** start Listed entries **

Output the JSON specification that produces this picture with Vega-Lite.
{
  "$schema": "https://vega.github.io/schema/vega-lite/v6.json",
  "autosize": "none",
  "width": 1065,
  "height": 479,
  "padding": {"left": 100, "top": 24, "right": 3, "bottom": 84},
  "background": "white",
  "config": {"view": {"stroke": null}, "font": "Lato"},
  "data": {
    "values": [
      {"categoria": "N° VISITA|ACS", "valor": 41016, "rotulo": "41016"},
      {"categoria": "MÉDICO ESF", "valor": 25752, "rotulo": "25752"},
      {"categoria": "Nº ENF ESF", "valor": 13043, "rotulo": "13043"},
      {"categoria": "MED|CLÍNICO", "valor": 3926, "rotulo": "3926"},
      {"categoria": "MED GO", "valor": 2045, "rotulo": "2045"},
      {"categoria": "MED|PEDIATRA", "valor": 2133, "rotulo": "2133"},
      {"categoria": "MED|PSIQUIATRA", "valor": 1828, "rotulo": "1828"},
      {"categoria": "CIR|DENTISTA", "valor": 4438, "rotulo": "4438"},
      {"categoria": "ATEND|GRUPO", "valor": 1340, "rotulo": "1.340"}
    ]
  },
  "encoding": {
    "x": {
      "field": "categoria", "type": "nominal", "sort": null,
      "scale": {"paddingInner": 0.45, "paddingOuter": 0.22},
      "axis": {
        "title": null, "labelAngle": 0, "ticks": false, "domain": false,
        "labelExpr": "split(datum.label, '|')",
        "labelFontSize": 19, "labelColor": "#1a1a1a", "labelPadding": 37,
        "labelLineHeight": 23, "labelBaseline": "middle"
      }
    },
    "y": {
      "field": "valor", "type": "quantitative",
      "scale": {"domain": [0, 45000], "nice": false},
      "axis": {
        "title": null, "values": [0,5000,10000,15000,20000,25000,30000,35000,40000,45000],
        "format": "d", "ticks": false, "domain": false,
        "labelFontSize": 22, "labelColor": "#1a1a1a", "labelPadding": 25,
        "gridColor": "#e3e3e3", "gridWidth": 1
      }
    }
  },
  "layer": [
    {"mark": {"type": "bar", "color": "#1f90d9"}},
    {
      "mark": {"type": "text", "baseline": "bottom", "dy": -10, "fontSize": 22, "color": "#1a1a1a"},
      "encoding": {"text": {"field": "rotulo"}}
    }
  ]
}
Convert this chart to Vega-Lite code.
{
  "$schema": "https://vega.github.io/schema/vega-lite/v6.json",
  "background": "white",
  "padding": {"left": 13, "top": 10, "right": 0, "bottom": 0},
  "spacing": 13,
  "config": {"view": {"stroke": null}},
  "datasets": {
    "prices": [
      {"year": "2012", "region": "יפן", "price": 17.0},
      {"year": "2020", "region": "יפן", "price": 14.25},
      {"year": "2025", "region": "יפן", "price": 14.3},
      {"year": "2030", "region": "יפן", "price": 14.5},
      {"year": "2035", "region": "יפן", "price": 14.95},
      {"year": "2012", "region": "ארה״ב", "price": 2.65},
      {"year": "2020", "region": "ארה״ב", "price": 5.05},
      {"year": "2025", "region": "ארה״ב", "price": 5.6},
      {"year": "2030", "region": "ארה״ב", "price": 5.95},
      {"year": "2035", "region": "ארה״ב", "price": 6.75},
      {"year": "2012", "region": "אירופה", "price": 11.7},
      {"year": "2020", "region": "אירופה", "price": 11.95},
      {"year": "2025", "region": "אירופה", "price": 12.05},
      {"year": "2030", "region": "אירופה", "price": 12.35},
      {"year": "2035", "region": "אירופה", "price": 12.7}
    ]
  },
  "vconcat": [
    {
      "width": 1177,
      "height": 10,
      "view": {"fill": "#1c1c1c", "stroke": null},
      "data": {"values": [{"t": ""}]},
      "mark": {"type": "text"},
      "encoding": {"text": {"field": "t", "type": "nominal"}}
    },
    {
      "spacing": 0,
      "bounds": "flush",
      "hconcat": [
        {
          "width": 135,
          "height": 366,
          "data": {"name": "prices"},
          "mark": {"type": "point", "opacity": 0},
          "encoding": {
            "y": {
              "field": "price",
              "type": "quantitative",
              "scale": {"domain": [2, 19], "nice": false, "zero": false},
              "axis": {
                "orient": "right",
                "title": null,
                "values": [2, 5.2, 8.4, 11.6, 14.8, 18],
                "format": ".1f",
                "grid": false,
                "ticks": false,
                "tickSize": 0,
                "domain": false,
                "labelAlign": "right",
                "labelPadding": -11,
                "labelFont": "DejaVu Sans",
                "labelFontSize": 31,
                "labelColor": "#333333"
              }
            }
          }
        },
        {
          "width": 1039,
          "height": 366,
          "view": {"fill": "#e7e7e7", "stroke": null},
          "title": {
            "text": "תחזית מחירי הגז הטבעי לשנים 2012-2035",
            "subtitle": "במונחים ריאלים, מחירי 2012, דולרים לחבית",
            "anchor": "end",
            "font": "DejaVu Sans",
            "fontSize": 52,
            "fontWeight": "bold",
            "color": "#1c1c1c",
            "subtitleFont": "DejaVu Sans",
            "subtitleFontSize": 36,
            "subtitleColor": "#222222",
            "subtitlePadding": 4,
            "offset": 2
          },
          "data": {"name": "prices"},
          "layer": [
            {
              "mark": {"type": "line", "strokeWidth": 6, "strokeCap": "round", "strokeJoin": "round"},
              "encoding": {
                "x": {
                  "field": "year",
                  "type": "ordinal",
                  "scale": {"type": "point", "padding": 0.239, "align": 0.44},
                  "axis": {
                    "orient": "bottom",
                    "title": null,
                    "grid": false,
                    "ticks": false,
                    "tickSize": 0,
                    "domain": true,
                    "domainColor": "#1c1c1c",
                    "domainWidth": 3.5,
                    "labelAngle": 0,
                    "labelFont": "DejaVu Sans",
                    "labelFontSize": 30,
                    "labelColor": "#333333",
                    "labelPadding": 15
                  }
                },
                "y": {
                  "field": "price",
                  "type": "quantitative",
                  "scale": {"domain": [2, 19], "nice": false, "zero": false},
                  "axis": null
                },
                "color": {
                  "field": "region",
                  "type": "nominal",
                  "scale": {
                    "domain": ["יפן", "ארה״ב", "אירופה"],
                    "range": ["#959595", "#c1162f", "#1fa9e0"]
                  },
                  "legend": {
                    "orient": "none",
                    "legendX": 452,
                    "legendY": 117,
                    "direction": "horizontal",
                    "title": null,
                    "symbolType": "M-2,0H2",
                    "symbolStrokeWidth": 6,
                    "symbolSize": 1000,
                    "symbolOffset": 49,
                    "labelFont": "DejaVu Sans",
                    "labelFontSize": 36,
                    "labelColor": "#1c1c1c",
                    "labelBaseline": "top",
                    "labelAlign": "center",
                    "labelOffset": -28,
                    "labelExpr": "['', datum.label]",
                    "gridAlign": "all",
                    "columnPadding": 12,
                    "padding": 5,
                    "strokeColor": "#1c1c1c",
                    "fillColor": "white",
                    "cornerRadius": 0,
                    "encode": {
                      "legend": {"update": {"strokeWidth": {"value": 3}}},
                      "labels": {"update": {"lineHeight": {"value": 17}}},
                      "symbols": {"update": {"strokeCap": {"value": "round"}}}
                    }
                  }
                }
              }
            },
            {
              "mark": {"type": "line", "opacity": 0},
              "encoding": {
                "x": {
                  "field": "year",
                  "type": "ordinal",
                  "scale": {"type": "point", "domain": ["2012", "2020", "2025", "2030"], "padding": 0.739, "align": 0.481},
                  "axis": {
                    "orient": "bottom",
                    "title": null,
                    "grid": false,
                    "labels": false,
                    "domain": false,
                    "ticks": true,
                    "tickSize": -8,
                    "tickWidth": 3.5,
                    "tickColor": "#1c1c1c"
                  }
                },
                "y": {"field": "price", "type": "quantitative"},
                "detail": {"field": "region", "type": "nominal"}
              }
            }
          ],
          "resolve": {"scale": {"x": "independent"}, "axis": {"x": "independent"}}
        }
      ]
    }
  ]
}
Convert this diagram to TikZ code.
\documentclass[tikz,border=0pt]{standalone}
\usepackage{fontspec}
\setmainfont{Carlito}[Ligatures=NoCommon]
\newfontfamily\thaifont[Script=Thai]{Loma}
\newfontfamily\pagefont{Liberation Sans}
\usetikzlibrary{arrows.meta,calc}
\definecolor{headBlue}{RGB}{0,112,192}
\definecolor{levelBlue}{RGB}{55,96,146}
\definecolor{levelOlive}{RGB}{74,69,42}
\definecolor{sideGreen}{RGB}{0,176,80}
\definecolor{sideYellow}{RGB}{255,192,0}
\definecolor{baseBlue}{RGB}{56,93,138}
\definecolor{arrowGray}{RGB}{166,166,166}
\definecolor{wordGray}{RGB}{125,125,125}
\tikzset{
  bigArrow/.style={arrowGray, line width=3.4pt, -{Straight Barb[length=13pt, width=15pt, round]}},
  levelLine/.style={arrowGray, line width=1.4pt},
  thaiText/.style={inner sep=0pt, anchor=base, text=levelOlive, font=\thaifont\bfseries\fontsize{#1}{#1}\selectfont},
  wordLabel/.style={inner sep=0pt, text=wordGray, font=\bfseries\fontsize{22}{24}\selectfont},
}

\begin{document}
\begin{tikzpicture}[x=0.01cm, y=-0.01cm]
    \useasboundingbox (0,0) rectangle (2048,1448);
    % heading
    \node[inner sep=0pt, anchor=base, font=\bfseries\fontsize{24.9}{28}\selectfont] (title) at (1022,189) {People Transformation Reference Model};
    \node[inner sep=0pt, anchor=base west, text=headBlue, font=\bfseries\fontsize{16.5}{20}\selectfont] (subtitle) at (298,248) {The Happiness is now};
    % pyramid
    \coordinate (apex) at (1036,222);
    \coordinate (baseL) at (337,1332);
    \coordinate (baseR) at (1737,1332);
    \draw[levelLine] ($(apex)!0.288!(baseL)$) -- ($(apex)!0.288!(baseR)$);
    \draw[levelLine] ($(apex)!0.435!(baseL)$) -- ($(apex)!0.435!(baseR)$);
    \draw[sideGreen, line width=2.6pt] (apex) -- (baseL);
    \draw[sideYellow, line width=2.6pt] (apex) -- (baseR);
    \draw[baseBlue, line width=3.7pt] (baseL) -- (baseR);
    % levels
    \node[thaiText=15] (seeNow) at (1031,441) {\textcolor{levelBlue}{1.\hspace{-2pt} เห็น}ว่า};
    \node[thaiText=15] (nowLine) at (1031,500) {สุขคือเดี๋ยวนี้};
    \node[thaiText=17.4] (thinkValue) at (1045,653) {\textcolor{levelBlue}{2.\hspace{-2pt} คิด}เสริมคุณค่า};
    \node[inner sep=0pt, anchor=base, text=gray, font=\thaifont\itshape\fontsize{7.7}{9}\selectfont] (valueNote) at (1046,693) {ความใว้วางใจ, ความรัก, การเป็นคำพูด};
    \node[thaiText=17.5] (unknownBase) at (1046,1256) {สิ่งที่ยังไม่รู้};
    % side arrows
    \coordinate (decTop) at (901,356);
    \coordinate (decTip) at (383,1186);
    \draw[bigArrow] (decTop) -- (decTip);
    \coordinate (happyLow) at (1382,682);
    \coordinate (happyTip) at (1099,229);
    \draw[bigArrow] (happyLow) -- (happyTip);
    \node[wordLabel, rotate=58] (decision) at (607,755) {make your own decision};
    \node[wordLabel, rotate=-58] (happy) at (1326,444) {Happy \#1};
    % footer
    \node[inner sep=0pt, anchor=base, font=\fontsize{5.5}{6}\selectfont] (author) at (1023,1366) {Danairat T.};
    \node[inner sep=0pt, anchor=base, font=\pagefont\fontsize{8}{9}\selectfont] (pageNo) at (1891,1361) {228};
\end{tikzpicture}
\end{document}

** end Listed entries **

• What is needed
Of the lines in the data, how many hold the string "this"? State the number, nothing else.

• Solved exercise
3